J'emploie cette expression souvent, pour dire que je prends une expression Quebecoise. Bien entendu, mon grand-pere ne connaissait probablement pas que le Quebec existait..c'est une expression "ironique" ou "drole". Du moins, "elle" essaye d'etre drole.

- Pour moi, dire qu'une culture est a des annees-lumiere d'une autre insinue une certaine superiorite. C'est tres clair pour moi. Mais je respecte ton avis.

- Meme si tu dis que La Presse n'est pas un journal respectable, force est de dire qu'ici, a Montreal, il y a deux journaux francophones respectables : Le Devoir et La Presse. En gros, ce que je veux dire, c'est que ce n'est pas Le Journal De Mourial et que, donc, on s'attend a un certain courage, une certaine recherche, un minimum de respect pour les faits et les individus.

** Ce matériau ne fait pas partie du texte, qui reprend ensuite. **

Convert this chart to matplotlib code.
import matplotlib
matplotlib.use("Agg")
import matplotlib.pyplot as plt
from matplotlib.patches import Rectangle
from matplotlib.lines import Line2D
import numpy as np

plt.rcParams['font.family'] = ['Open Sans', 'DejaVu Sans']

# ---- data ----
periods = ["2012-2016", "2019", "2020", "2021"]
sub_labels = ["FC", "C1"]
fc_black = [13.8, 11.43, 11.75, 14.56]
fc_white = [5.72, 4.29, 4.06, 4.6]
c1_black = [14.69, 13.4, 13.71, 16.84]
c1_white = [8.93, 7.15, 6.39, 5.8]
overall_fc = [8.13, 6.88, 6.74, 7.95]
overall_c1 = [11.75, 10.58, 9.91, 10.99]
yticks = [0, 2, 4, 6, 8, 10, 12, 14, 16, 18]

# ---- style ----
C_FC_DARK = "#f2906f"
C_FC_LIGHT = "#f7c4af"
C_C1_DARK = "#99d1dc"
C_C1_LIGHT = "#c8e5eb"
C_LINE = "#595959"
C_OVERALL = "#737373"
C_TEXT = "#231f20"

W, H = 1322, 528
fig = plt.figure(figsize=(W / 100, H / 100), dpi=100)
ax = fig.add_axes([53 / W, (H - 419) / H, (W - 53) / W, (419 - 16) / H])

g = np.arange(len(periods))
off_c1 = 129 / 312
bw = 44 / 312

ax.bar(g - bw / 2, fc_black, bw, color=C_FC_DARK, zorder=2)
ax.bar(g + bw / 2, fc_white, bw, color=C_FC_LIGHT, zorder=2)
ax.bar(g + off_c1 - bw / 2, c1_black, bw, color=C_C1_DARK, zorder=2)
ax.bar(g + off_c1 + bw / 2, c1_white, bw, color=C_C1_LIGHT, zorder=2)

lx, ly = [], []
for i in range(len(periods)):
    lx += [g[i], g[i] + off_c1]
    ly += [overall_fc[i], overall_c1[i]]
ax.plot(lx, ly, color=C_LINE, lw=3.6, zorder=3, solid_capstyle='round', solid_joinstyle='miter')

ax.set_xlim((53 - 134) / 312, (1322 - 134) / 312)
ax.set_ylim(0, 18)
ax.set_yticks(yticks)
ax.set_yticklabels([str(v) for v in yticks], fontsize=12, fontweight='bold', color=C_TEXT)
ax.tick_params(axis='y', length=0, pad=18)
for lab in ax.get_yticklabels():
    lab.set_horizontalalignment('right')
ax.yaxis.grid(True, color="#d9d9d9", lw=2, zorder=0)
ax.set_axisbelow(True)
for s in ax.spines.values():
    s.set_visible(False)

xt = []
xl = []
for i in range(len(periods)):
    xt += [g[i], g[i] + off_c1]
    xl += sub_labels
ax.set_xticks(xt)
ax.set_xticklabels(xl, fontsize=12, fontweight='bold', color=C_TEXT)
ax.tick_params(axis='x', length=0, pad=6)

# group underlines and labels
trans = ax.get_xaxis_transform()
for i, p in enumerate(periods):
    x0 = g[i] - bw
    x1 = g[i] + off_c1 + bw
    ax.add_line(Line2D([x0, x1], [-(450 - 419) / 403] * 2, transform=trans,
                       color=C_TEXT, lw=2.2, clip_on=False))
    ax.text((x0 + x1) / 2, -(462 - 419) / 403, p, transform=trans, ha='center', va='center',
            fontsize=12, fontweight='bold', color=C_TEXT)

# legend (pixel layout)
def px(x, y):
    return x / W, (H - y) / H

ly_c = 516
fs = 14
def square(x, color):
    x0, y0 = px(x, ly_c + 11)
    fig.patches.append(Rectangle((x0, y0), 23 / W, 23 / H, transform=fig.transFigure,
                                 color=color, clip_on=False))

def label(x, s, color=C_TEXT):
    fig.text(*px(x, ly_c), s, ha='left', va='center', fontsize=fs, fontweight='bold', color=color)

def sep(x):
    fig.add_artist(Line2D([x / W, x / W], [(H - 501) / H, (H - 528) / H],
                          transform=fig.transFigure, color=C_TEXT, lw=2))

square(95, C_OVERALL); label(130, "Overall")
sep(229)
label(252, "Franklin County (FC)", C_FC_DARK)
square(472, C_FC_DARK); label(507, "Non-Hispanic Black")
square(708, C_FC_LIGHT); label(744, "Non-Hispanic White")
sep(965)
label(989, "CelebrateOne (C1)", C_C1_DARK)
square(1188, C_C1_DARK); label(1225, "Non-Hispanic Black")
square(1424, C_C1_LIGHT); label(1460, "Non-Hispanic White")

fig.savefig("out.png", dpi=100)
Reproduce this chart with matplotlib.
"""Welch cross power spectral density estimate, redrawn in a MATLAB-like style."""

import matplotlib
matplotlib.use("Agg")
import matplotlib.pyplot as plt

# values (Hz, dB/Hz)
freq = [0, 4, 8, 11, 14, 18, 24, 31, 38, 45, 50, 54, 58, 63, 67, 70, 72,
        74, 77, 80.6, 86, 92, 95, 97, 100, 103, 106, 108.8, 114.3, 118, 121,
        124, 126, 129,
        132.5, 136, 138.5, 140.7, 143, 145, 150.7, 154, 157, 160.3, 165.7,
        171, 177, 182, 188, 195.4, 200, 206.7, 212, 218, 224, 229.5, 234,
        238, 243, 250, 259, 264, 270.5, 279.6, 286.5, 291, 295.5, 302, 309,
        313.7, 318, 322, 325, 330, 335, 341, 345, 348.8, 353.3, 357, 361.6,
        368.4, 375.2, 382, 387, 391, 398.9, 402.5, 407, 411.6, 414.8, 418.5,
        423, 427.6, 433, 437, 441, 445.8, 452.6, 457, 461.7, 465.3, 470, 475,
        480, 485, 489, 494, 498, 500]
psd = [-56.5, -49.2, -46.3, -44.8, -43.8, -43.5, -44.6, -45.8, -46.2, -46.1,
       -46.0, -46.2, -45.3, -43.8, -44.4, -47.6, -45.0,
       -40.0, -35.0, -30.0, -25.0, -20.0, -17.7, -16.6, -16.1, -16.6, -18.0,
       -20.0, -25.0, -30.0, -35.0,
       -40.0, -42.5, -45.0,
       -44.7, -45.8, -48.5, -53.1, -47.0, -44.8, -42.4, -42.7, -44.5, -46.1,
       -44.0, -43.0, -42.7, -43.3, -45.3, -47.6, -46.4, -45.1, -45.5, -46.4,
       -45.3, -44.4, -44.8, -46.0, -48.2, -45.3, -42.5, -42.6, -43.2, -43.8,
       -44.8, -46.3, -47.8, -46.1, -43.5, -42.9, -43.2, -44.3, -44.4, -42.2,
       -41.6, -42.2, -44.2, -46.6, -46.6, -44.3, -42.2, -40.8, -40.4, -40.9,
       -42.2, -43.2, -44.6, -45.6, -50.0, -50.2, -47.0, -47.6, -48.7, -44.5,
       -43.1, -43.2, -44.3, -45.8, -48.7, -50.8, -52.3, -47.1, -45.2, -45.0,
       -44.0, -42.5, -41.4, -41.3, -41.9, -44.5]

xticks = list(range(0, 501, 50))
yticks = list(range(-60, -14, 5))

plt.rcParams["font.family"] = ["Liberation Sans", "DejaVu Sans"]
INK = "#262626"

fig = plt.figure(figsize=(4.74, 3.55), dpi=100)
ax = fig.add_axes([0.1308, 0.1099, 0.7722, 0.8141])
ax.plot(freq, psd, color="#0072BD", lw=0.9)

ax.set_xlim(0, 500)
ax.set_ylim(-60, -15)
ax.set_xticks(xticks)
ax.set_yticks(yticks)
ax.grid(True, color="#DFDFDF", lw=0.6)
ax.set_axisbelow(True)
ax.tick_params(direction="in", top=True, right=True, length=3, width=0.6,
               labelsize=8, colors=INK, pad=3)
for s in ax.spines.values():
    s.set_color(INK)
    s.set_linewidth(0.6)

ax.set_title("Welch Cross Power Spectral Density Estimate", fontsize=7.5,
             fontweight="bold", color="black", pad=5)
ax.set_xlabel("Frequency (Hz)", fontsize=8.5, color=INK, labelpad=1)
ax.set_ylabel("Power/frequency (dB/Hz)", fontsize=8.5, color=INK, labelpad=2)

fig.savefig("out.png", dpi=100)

- "Vêtue de tête aux pieds ou la tête rasée à cause de la religion? C'est du pareil au même et ça n'a rien à voir avec la religion." C'est exactement ce que je dis. En occident, des cultures ayant des similitudes avec l'Islam "pratique a la lettre" existent. Donc, il n'y a pas lieu de dire qu'une culture ou une autre est a des annees-lumiere.

- "Normalité? C'est ce qui est dans la norme. Ça varie selon les lieux, selon les mœurs du moment, c'est assez précis."
Si vous etes en train de me dire que la normalite est synonyme de majorite, je ne suis pas d'accord. Mais c'est un autre debat. Je ne crois surtout pas que la normalite soit une chose precise. Loin de la. Qui decide de ce qui est normal ?...

-"Une femme ayant obtenu des diplômes? C'est normal ici. Une femme occupant un poste de direction? C'est normal ici. Qu'elle ait cheminé avec un voile? Pas habituel. L'article parle donc d'une exception, ça dit que normalement, ça ne se passe pas ainsi."
Je crois avoir compris de quoi parle l'article. D'ailleurs, je l'ai bien dit, Dans l'ensemble, l'article allait dans une direction "correcte". Jusqu'a ce qu'on evoque ces "annees-lumiere", mot qui me repugne et que je refuse toujours aussi fortement.

Desole pour les accents, je n'en ai pas sur mon clavier.